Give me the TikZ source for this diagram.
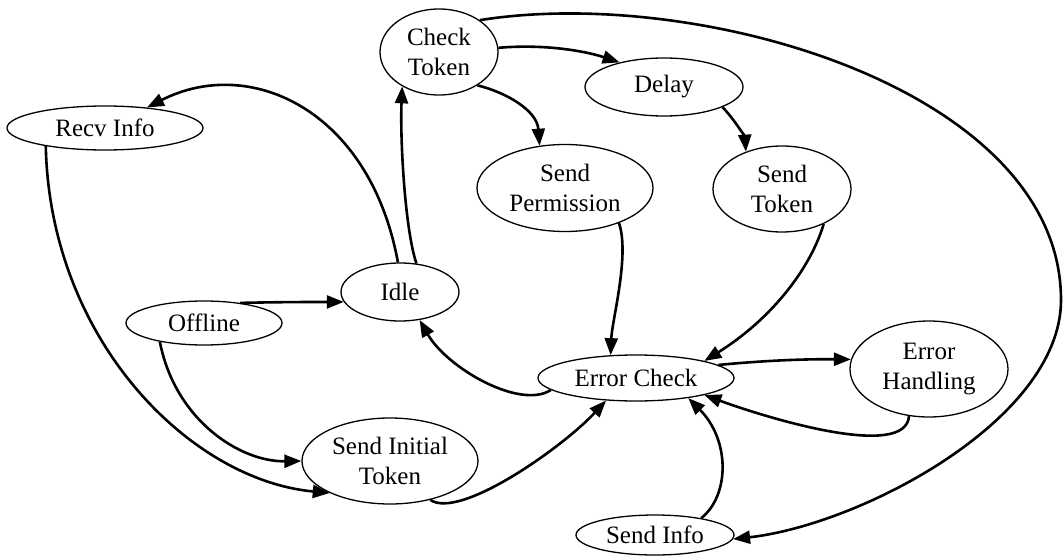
\documentclass[tikz,border=0pt]{standalone}
\usepackage{fontspec}
\setmainfont{Liberation Serif}
\usetikzlibrary{shapes.geometric,arrows.meta}
\tikzset{
  st/.style={ellipse,draw,line width=1.3pt,inner sep=0pt,align=center,
    font=\fontsize{25}{30}\selectfont},
  tr/.style={line width=2.6pt,-{Triangle[length=17pt,width=13pt]}},
}
\begin{document}
\begin{tikzpicture}[x=1pt,y=-1pt]
\useasboundingbox (0,0) rectangle (1063,556);
\node[st,minimum width=118pt,minimum height=86pt] (ct) at (439,52) {Check\\Token};
\node[st,minimum width=158pt,minimum height=58pt] (dl) at (664,87) {Delay};
\node[st,minimum width=196pt,minimum height=44pt] (ri) at (105,128) {Recv Info};
\node[st,minimum width=176pt,minimum height=87pt] (sp) at (565,188) {Send\\Permission};
\node[st,minimum width=138pt,minimum height=86pt] (stk) at (782,189) {Send\\Token};
\node[st,minimum width=118pt,minimum height=58pt] (idle) at (400,292) {Idle};
\node[st,minimum width=156pt,minimum height=44pt] (off) at (204,323) {Offline};
\node[st,minimum width=196pt,minimum height=46pt] (ec) at (636,378) {Error Check};
\node[st,minimum width=158pt,minimum height=96pt] (eh) at (929,369) {Error\\Handling};
\node[st,minimum width=176pt,minimum height=86pt] (sit) at (390,461) {Send Initial\\Token};
\node[st,minimum width=158pt,minimum height=40pt] (si) at (655,535) {Send Info};
\coordinate (rp) at (1061,300);

\draw[tr] (ct.4) .. controls (540,44) and (582,50) .. (dl.151);
\draw[tr] (ct.-41) .. controls (505,92) and (537,110) .. (sp.121);
\draw[tr] (ct.38) .. controls (700,-15) and (1061,90) .. (rp)
  .. controls (1061,420) and (860,525) .. (si.-3);
\draw[tr] (dl.-19) .. controls (735,120) and (745,138) .. (stk.134);
\draw[tr] (sp.-33) .. controls (630,255) and (612,320) .. (ec.138);
\draw[tr] (stk.-40) .. controls (810,270) and (770,320) .. (ec.14);
\draw[tr] (idle.60) .. controls (405,230) and (400,140) .. (ct.-137);
\draw[tr] (idle.94) .. controls (370,110) and (250,55) .. (ri.26);
\draw[tr] (ri.-163) .. controls (50,340) and (190,480) .. (sit.-152);
\draw[tr] (off.29) .. controls (280,302) and (310,302) .. (idle.-170);
\draw[tr] (off.-157) .. controls (175,420) and (240,462) .. (sit.180);
\draw[tr] (ec.-172) .. controls (520,410) and (447,368) .. (idle.-55);
\draw[tr] (ec.9) .. controls (770,360) and (810,359) .. (eh.173);
\draw[tr] (eh.-113) .. controls (906,460) and (770,419) .. (ec.-14);
\draw[tr] (si.20) .. controls (730,495) and (730,440) .. (ec.-21);
\draw[tr] (sit.-44) .. controls (460,520) and (563,447) .. (ec.-143);
\end{tikzpicture}
\end{document}
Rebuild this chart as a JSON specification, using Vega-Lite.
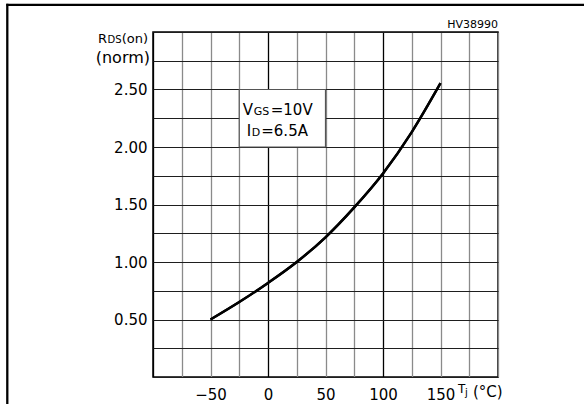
{
  "$schema": "https://vega.github.io/schema/vega-lite/v6.json",
  "width": 345,
  "height": 345,
  "autosize": {"type": "none"},
  "padding": {"left": 153, "top": 32, "right": 86, "bottom": 27},
  "background": "white",
  "config": {
    "view": {"stroke": "#000", "strokeWidth": 1.5},
    "text": {"font": "DejaVu Sans", "color": "#000"}
  },
  "resolve": {"axis": {"x": "independent", "y": "independent"}},
  "datasets": {
    "curve": [
      {"tj": -50, "rds": 0.5},
      {"tj": -25, "rds": 0.652},
      {"tj": 0, "rds": 0.818},
      {"tj": 25, "rds": 1.0},
      {"tj": 50, "rds": 1.215},
      {"tj": 75, "rds": 1.475},
      {"tj": 100, "rds": 1.77},
      {"tj": 125, "rds": 2.13},
      {"tj": 150, "rds": 2.555}
    ]
  },
  "layer": [
    {
      "data": {"name": "curve"},
      "mark": {"type": "line", "color": "#000", "strokeWidth": 2.4, "interpolate": "monotone"},
      "encoding": {
        "x": {
          "field": "tj", "type": "quantitative",
          "scale": {"domain": [-100, 200], "nice": false, "zero": false},
          "axis": {
            "title": null,
            "values": [-100, -75, -50, -25, 0, 25, 50, 75, 100, 125, 150, 175, 200],
            "labelExpr": "datum.value >= -50 && datum.value <= 150 && datum.value % 50 === 0 ? datum.label : ''",
            "grid": true,
            "gridColor": {"condition": {"test": "datum.value === 0 || datum.value === 100 || datum.value === -100", "value": "#000"}, "value": "#8a8a8a"},
            "gridWidth": 1.3,
            "gridOpacity": 1,
            "ticks": false,
            "domain": false,
            "labelFont": "DejaVu Sans",
            "labelFontSize": 15,
            "labelColor": "#000",
            "labelPadding": 10,
            "labelFlush": false,
            "labelOverlap": false
          }
        },
        "y": {
          "field": "rds", "type": "quantitative",
          "scale": {"domain": [0, 3], "nice": false, "zero": false},
          "axis": {
            "title": null,
            "values": [0, 0.25, 0.5, 0.75, 1, 1.25, 1.5, 1.75, 2, 2.25, 2.5, 2.75, 3],
            "labelExpr": "datum.value >= 0.5 && datum.value <= 2.5 && datum.value % 0.5 === 0 ? format(datum.value, '.2f') : ''",
            "grid": true,
            "gridColor": "#1e1e1e",
            "gridWidth": 1.2,
            "gridOpacity": 1,
            "ticks": false,
            "domain": false,
            "labelFont": "DejaVu Sans",
            "labelFontSize": 15,
            "labelColor": "#000",
            "labelPadding": 6,
            "labelFlush": false,
            "labelOverlap": false
          }
        }
      }
    },
    {
      "data": {"values": [{}]},
      "mark": {"type": "rect", "fill": "white", "stroke": "#555", "strokeWidth": 1.2},
      "encoding": {
        "x": {"datum": -25, "type": "quantitative", "scale": {"domain": [-100, 200], "nice": false, "zero": false}, "axis": null},
        "x2": {"datum": 50},
        "y": {"datum": 2.0, "type": "quantitative", "scale": {"domain": [0, 3], "nice": false, "zero": false}, "axis": null},
        "y2": {"datum": 2.5}
      }
    },
    {
      "data": {"name": "curve"},
      "mark": {"type": "line", "color": "#000", "strokeWidth": 2.4, "interpolate": "monotone"},
      "encoding": {
        "x": {"field": "tj", "type": "quantitative", "scale": {"domain": [-100, 200], "nice": false, "zero": false}, "axis": null},
        "y": {"field": "rds", "type": "quantitative", "scale": {"domain": [0, 3], "nice": false, "zero": false}, "axis": null}
      }
    },
    {
      "data": {"values": [{"t": "V"}]},
      "mark": {"type": "text", "align": "left", "baseline": "alphabetic", "dx": 3.5, "dy": 25.5, "fontSize": 15},
      "encoding": {
        "x": {"datum": -25, "type": "quantitative", "scale": {"domain": [-100, 200], "nice": false, "zero": false}, "axis": null},
        "y": {"datum": 2.5, "type": "quantitative", "scale": {"domain": [0, 3], "nice": false, "zero": false}, "axis": null},
        "text": {"field": "t"}
      }
    },
    {
      "data": {"values": [{"t": "GS"}]},
      "mark": {"type": "text", "align": "left", "baseline": "alphabetic", "dx": 14.5, "dy": 25.5, "fontSize": 11},
      "encoding": {
        "x": {"datum": -25, "type": "quantitative", "scale": {"domain": [-100, 200], "nice": false, "zero": false}, "axis": null},
        "y": {"datum": 2.5, "type": "quantitative", "scale": {"domain": [0, 3], "nice": false, "zero": false}, "axis": null},
        "text": {"field": "t"}
      }
    },
    {
      "data": {"values": [{"t": "=10V"}]},
      "mark": {"type": "text", "align": "left", "baseline": "alphabetic", "dx": 31.5, "dy": 25.5, "fontSize": 15},
      "encoding": {
        "x": {"datum": -25, "type": "quantitative", "scale": {"domain": [-100, 200], "nice": false, "zero": false}, "axis": null},
        "y": {"datum": 2.5, "type": "quantitative", "scale": {"domain": [0, 3], "nice": false, "zero": false}, "axis": null},
        "text": {"field": "t"}
      }
    },
    {
      "data": {"values": [{"t": "I"}]},
      "mark": {"type": "text", "align": "left", "baseline": "alphabetic", "dx": 7.5, "dy": 46.5, "fontSize": 15},
      "encoding": {
        "x": {"datum": -25, "type": "quantitative", "scale": {"domain": [-100, 200], "nice": false, "zero": false}, "axis": null},
        "y": {"datum": 2.5, "type": "quantitative", "scale": {"domain": [0, 3], "nice": false, "zero": false}, "axis": null},
        "text": {"field": "t"}
      }
    },
    {
      "data": {"values": [{"t": "D"}]},
      "mark": {"type": "text", "align": "left", "baseline": "alphabetic", "dx": 12.5, "dy": 46.5, "fontSize": 11},
      "encoding": {
        "x": {"datum": -25, "type": "quantitative", "scale": {"domain": [-100, 200], "nice": false, "zero": false}, "axis": null},
        "y": {"datum": 2.5, "type": "quantitative", "scale": {"domain": [0, 3], "nice": false, "zero": false}, "axis": null},
        "text": {"field": "t"}
      }
    },
    {
      "data": {"values": [{"t": "=6.5A"}]},
      "mark": {"type": "text", "align": "left", "baseline": "alphabetic", "dx": 22, "dy": 46.5, "fontSize": 15},
      "encoding": {
        "x": {"datum": -25, "type": "quantitative", "scale": {"domain": [-100, 200], "nice": false, "zero": false}, "axis": null},
        "y": {"datum": 2.5, "type": "quantitative", "scale": {"domain": [0, 3], "nice": false, "zero": false}, "axis": null},
        "text": {"field": "t"}
      }
    },
    {
      "data": {"values": [{"t": "(on)"}]},
      "mark": {"type": "text", "align": "right", "baseline": "alphabetic", "dx": -5, "dy": 11, "fontSize": 13},
      "encoding": {
        "x": {"datum": -100, "type": "quantitative", "scale": {"domain": [-100, 200], "nice": false, "zero": false}, "axis": null},
        "y": {"datum": 3, "type": "quantitative", "scale": {"domain": [0, 3], "nice": false, "zero": false}, "axis": null},
        "text": {"field": "t"}
      }
    },
    {
      "data": {"values": [{"t": "DS"}]},
      "mark": {"type": "text", "align": "right", "baseline": "alphabetic", "dx": -31.5, "dy": 11, "fontSize": 10},
      "encoding": {
        "x": {"datum": -100, "type": "quantitative", "scale": {"domain": [-100, 200], "nice": false, "zero": false}, "axis": null},
        "y": {"datum": 3, "type": "quantitative", "scale": {"domain": [0, 3], "nice": false, "zero": false}, "axis": null},
        "text": {"field": "t"}
      }
    },
    {
      "data": {"values": [{"t": "R"}]},
      "mark": {"type": "text", "align": "right", "baseline": "alphabetic", "dx": -46, "dy": 11, "fontSize": 13},
      "encoding": {
        "x": {"datum": -100, "type": "quantitative", "scale": {"domain": [-100, 200], "nice": false, "zero": false}, "axis": null},
        "y": {"datum": 3, "type": "quantitative", "scale": {"domain": [0, 3], "nice": false, "zero": false}, "axis": null},
        "text": {"field": "t"}
      }
    },
    {
      "data": {"values": [{"t": "(norm)"}]},
      "mark": {"type": "text", "align": "right", "baseline": "alphabetic", "dx": -3, "dy": 31, "fontSize": 16},
      "encoding": {
        "x": {"datum": -100, "type": "quantitative", "scale": {"domain": [-100, 200], "nice": false, "zero": false}, "axis": null},
        "y": {"datum": 3, "type": "quantitative", "scale": {"domain": [0, 3], "nice": false, "zero": false}, "axis": null},
        "text": {"field": "t"}
      }
    },
    {
      "data": {"values": [{"t": "HV38990"}]},
      "mark": {"type": "text", "align": "right", "baseline": "alphabetic", "dx": 0, "dy": -4, "fontSize": 11},
      "encoding": {
        "x": {"datum": 200, "type": "quantitative", "scale": {"domain": [-100, 200], "nice": false, "zero": false}, "axis": null},
        "y": {"datum": 3, "type": "quantitative", "scale": {"domain": [0, 3], "nice": false, "zero": false}, "axis": null},
        "text": {"field": "t"}
      }
    },
    {
      "data": {"values": [{"t": "T"}]},
      "mark": {"type": "text", "align": "left", "baseline": "alphabetic", "dx": 17.5, "dy": 16, "fontSize": 12},
      "encoding": {
        "x": {"datum": 150, "type": "quantitative", "scale": {"domain": [-100, 200], "nice": false, "zero": false}, "axis": null},
        "y": {"datum": 0, "type": "quantitative", "scale": {"domain": [0, 3], "nice": false, "zero": false}, "axis": null},
        "text": {"field": "t"}
      }
    },
    {
      "data": {"values": [{"t": "j"}]},
      "mark": {"type": "text", "align": "left", "baseline": "alphabetic", "dx": 24.5, "dy": 18.5, "fontSize": 10},
      "encoding": {
        "x": {"datum": 150, "type": "quantitative", "scale": {"domain": [-100, 200], "nice": false, "zero": false}, "axis": null},
        "y": {"datum": 0, "type": "quantitative", "scale": {"domain": [0, 3], "nice": false, "zero": false}, "axis": null},
        "text": {"field": "t"}
      }
    },
    {
      "data": {"values": [{"t": "(°C)"}]},
      "mark": {"type": "text", "align": "left", "baseline": "alphabetic", "dx": 32.5, "dy": 20, "fontSize": 15},
      "encoding": {
        "x": {"datum": 150, "type": "quantitative", "scale": {"domain": [-100, 200], "nice": false, "zero": false}, "axis": null},
        "y": {"datum": 0, "type": "quantitative", "scale": {"domain": [0, 3], "nice": false, "zero": false}, "axis": null},
        "text": {"field": "t"}
      }
    },
    {
      "data": {"values": [{}]},
      "mark": {"type": "rule", "color": "#000", "strokeWidth": 2.2},
      "encoding": {
        "x": {"datum": -227.5, "type": "quantitative", "scale": {"domain": [-100, 200], "nice": false, "zero": false}, "axis": null},
        "x2": {"datum": 280},
        "y": {"datum": 3.236, "type": "quantitative", "scale": {"domain": [0, 3], "nice": false, "zero": false}, "axis": null}
      }
    },
    {
      "data": {"values": [{}]},
      "mark": {"type": "rule", "color": "#000", "strokeWidth": 2.3},
      "encoding": {
        "x": {"datum": -226.7, "type": "quantitative", "scale": {"domain": [-100, 200], "nice": false, "zero": false}, "axis": null},
        "y": {"datum": 3.245, "type": "quantitative", "scale": {"domain": [0, 3], "nice": false, "zero": false}, "axis": null},
        "y2": {"datum": -0.26}
      }
    }
  ]
}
■ ■ ■ ■ ■
» What to do:
From the first line of the material down to the line containing "(rp) at (1061,300);", inclusive, return each line exactly, skipping any picture.

» Result for this task:
Give me the TikZ source for this diagram.
\documentclass[tikz,border=0pt]{standalone}
\usepackage{fontspec}
\setmainfont{Liberation Serif}
\usetikzlibrary{shapes.geometric,arrows.meta}
\tikzset{
  st/.style={ellipse,draw,line width=1.3pt,inner sep=0pt,align=center,
    font=\fontsize{25}{30}\selectfont},
  tr/.style={line width=2.6pt,-{Triangle[length=17pt,width=13pt]}},
}
\begin{document}
\begin{tikzpicture}[x=1pt,y=-1pt]
\useasboundingbox (0,0) rectangle (1063,556);
\node[st,minimum width=118pt,minimum height=86pt] (ct) at (439,52) {Check\\Token};
\node[st,minimum width=158pt,minimum height=58pt] (dl) at (664,87) {Delay};
\node[st,minimum width=196pt,minimum height=44pt] (ri) at (105,128) {Recv Info};
\node[st,minimum width=176pt,minimum height=87pt] (sp) at (565,188) {Send\\Permission};
\node[st,minimum width=138pt,minimum height=86pt] (stk) at (782,189) {Send\\Token};
\node[st,minimum width=118pt,minimum height=58pt] (idle) at (400,292) {Idle};
\node[st,minimum width=156pt,minimum height=44pt] (off) at (204,323) {Offline};
\node[st,minimum width=196pt,minimum height=46pt] (ec) at (636,378) {Error Check};
\node[st,minimum width=158pt,minimum height=96pt] (eh) at (929,369) {Error\\Handling};
\node[st,minimum width=176pt,minimum height=86pt] (sit) at (390,461) {Send Initial\\Token};
\node[st,minimum width=158pt,minimum height=40pt] (si) at (655,535) {Send Info};
\coordinate (rp) at (1061,300);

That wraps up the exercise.